Congressional fers retirements
Executive summary
Congressional retirement under FERS differs from standard federal rules in benefits, eligibility ages and contribution rates; CRS data show 358 retired Members had FERS-based pensions averaging $45,276 as of 2023, while CSRS retirees averaged about $84,504 [1]. Major statutory changes in P.L. 112‑96 [2] altered contributions and benefits for Members first covered after Dec. 31, 2012, and contemporary proposals in 2025‑2026 could further change contribution rates and supplements [1] [3] [4].
1. Why congressional FERS looks different: history and design
FERS for Members of Congress was built to reflect uncertain tenures in elective office: historically Members and congressional staff earned a larger accrual for each year of service than most federal employees, and Congress also imposed higher employee contribution rates on Members prior to 2013 [1] [3]. P.L. 112‑96 (the 2012 law) removed the special higher-contribution rules for those first covered after Dec. 31, 2012, but retained earlier eligibility ages and shorter service requirements for Members compared with many regular federal employees [1] [3].
2. How benefits are computed and what those numbers mean in practice
Under the FERS “special” congressional computation that applied to service through Dec. 31, 2012, accruals were 1.7% per year for the first 20 years and 1.0% thereafter; post-2012 hires receive 1.0% per year (1.1% if at least 20 years and retiring at age 62 or later) [5] [6]. Those accruals translate into typical replacement rates such as roughly 34% of the FERS salary base after 20 years and 44% after 30 years for standard FERS accruals [6]. Average actual pension payments illustrate the gap: CRS reported 358 FERS-retired Members averaged about $45,276 annually in 2023 versus 261 CSRS retirees at about $84,504 [1].

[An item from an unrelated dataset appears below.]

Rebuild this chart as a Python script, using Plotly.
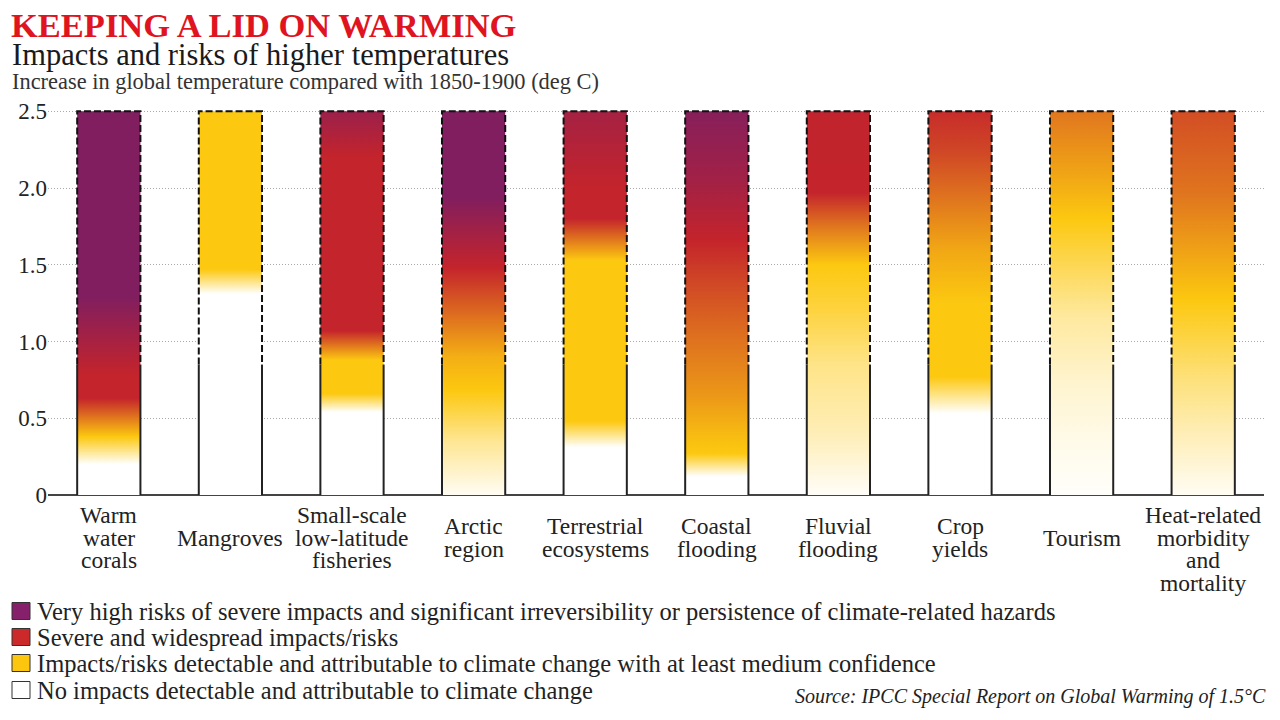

3. Eligibility ages, “earlier” retirements, and the FERS supplement
Members first elected after Dec. 31, 2012, still benefit from earlier retirement eligibility rules compared with many federal employees: they may qualify for an annuity at younger ages and with fewer years of service [1] [3]. Separately, the FERS annuity supplement (a bridge for those who retire before Social Security eligibility) has been the subject of policy debate: CBO estimated the average supplement for affected annuitants would be about $18,000 annually ($1,500/month) in fiscal year 2025, and proposals have aimed at reducing or eliminating the supplement for new annuitants [7] [8].

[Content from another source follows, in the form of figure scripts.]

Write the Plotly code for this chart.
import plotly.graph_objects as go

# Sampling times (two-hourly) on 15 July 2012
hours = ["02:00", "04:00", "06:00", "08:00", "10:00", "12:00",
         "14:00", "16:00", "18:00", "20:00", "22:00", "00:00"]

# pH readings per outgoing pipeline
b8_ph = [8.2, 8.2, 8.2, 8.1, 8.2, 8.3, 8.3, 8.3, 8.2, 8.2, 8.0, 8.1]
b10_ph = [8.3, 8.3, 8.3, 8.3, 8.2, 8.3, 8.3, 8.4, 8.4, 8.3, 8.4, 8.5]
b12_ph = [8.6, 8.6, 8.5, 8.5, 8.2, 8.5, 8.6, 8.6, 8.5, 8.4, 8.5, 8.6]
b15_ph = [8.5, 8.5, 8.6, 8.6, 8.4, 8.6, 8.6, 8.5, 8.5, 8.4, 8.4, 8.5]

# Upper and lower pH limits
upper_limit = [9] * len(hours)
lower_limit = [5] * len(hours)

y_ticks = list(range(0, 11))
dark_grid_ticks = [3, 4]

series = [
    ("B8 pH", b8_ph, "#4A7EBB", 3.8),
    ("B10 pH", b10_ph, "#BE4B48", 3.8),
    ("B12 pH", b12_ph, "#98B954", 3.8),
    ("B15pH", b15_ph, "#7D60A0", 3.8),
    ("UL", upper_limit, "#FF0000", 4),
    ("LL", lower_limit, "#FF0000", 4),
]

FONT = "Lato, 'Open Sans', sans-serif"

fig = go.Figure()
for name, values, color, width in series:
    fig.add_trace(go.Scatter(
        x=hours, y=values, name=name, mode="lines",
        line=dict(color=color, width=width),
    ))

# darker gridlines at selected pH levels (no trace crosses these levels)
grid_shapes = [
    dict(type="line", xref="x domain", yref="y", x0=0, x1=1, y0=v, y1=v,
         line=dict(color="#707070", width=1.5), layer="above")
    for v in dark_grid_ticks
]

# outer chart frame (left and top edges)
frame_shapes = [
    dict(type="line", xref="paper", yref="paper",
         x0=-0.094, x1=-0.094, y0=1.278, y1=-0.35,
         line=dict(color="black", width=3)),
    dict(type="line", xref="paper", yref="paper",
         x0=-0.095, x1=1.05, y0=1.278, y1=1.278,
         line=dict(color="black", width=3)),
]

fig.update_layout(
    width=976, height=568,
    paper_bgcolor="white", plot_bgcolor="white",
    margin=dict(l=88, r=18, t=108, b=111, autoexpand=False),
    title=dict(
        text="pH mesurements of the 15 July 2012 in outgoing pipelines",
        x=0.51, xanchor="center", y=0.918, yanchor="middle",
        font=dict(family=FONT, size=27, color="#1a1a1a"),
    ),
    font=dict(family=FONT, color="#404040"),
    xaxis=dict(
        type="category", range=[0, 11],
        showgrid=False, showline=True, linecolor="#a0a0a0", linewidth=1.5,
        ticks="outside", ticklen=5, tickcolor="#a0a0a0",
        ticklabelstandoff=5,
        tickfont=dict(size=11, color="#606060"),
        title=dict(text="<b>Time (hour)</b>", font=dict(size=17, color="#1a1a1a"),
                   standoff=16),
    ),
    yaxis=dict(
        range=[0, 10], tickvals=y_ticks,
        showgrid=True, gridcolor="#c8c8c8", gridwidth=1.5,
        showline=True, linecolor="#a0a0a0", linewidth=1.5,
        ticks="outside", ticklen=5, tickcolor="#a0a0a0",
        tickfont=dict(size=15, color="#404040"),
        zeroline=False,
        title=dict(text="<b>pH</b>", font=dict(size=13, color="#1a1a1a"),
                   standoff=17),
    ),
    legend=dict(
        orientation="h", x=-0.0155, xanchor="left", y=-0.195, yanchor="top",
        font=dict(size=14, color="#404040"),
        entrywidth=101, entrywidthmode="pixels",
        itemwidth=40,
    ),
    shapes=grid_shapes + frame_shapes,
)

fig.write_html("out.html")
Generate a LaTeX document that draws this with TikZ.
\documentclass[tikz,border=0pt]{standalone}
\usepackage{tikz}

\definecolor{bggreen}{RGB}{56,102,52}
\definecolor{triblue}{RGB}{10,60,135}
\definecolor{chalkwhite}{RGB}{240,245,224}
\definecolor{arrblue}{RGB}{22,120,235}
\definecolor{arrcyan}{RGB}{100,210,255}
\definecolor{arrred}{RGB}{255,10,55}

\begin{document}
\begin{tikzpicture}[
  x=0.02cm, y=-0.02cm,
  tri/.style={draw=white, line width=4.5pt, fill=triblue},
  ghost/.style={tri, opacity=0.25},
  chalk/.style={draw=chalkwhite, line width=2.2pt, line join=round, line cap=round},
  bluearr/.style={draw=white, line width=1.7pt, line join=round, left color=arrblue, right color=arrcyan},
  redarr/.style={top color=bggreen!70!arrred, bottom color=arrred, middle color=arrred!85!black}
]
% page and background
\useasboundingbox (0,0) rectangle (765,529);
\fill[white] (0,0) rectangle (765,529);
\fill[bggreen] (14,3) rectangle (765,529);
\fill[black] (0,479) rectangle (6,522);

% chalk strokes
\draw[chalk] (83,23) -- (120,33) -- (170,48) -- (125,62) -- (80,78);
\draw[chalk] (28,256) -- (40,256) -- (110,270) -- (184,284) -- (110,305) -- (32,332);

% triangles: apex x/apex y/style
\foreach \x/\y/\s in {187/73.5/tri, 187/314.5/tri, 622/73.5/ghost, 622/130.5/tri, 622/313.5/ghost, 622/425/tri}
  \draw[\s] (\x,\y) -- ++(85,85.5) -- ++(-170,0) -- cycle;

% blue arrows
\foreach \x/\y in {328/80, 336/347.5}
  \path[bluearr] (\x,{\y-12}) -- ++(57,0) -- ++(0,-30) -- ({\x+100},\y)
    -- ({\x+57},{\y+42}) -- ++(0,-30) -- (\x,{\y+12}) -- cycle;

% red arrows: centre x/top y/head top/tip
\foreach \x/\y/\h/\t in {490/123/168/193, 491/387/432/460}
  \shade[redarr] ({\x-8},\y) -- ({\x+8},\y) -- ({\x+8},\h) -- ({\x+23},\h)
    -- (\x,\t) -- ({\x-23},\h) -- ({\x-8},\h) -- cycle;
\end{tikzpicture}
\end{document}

4. Contribution rates: past rules and 2025 proposals
Before P.L. 112‑96, Members paid higher FERS employee deductions than most federal employees; after the law the fixed contribution levels became 3.1% for those first covered in 2013 and 4.4% for those first covered after 2013, aligning Members with regular FERS employees on contributions though not on eligibility timelines [3]. In 2025 congressional proposals circulated to standardize or raise FERS contributions—one summary showed FERS participants contributing 0.8% (hires ≤2012), 3.1% (2013 hires), or 4.4% (2014+ hires) under current law, with proposals to standardize at 4.4% or higher [4].
5. Policy debates and incentives to retire sooner
Legislative changes announced or proposed in 2025 carried incentives for near-term retirements: several House proposals would change annuity bases (moving from a “high-3” to a “high-5” pay calculation for those retiring on or after Jan. 1, 2027) and raise employee contributions—both measures that create a retire‑by date for employees who can and wish to preserve current rules [9]. The CBO and commentators noted plausible savings from eliminating or cutting the FERS supplement and from raising employee contributions, framing the political debates on deficit reduction and federal workforce costs [7] [8].

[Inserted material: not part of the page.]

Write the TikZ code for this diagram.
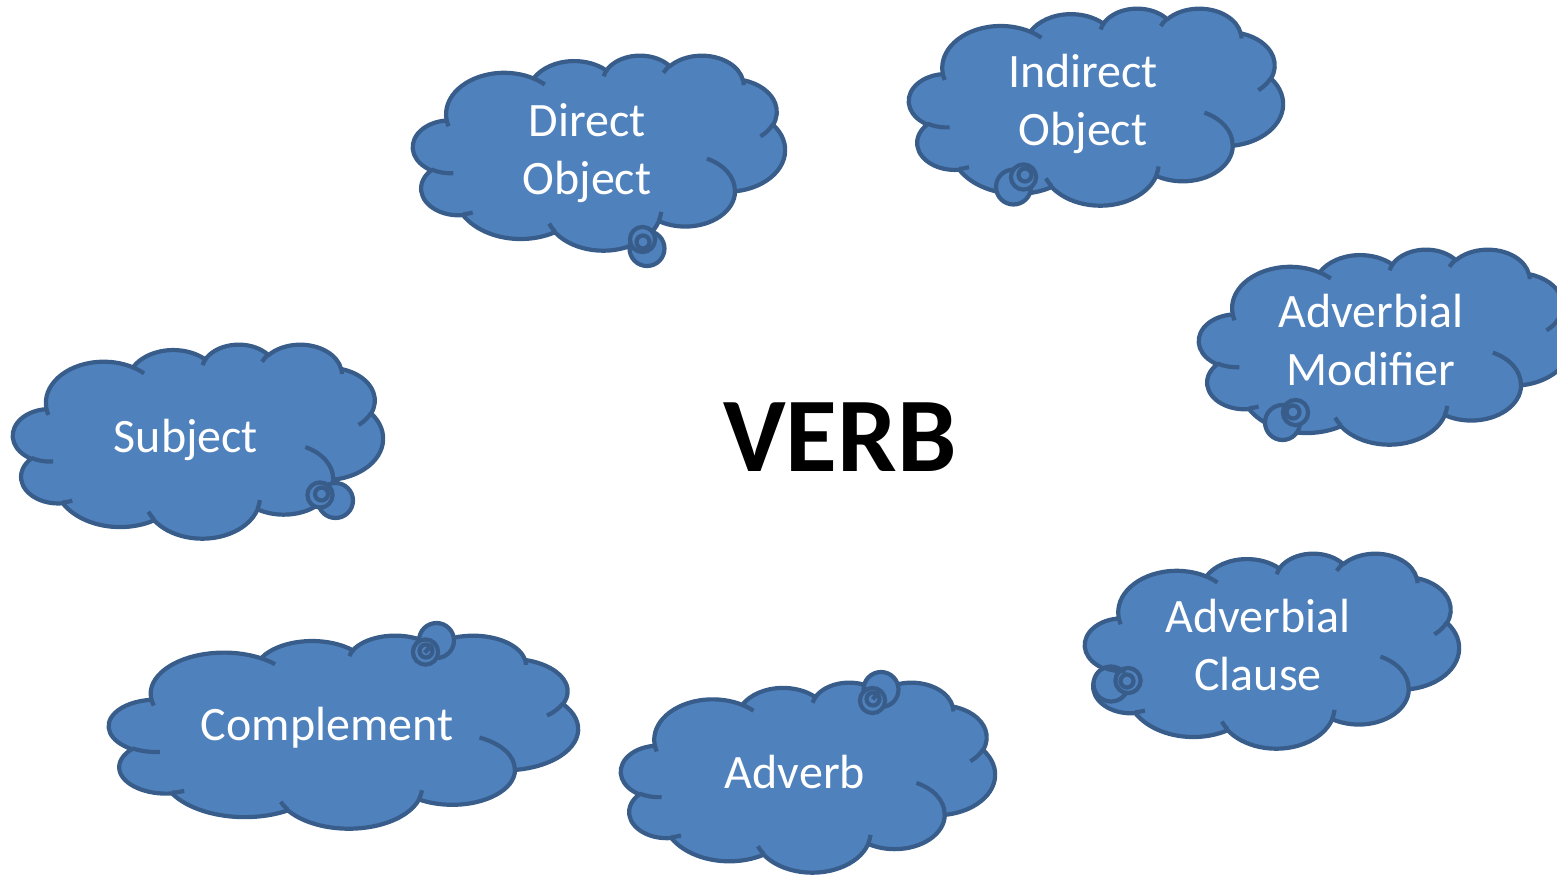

6. Where reporting agrees — and where it diverges
CRS, OPM and CBO-based reporting agree on the core mechanics: FERS is three-part (basic annuity, Social Security, TSP), accrual rates changed after P.L. 112‑96, and contribution schedules differ by hire cohort [1] [6] [10]. Reporting diverges on emphasis: some outlets focus on the political optics of “Congressional pensions” versus average federal pensions, while analysis pieces stress the fiscal impact of changing supplements and contribution rates [11] [8]. Government Executive and related coverage underline both concrete numbers—CBO’s $18,000 average supplement and projected savings from eliminating it—and the policy tradeoffs [8] [7].
7. What available sources do not mention and key limitations
Available sources do not mention a comprehensive list of every Member’s projected pension, nor do they offer post‑2025 enacted law text that definitively changes benefits; several items discussed are proposals or analyses rather than final law (not found in current reporting; [4]; [1]2). All numeric and legal claims above are drawn from CRS, CBO, OPM and contemporaneous reporting cited here [1] [5] [7] [6] [10] [8].
Conclusion — Bottom line for readers: congressional FERS rules are a product of historical exceptions and a major 2012 reform; retirement value depends on hire cohort, years served, accrual formula and whether proposed 2025‑era changes become law. For precise individual pension estimates, consult OPM/CRS guidance or actuaries because averages and statutory summaries do not replace case-by-case computation [1] [10].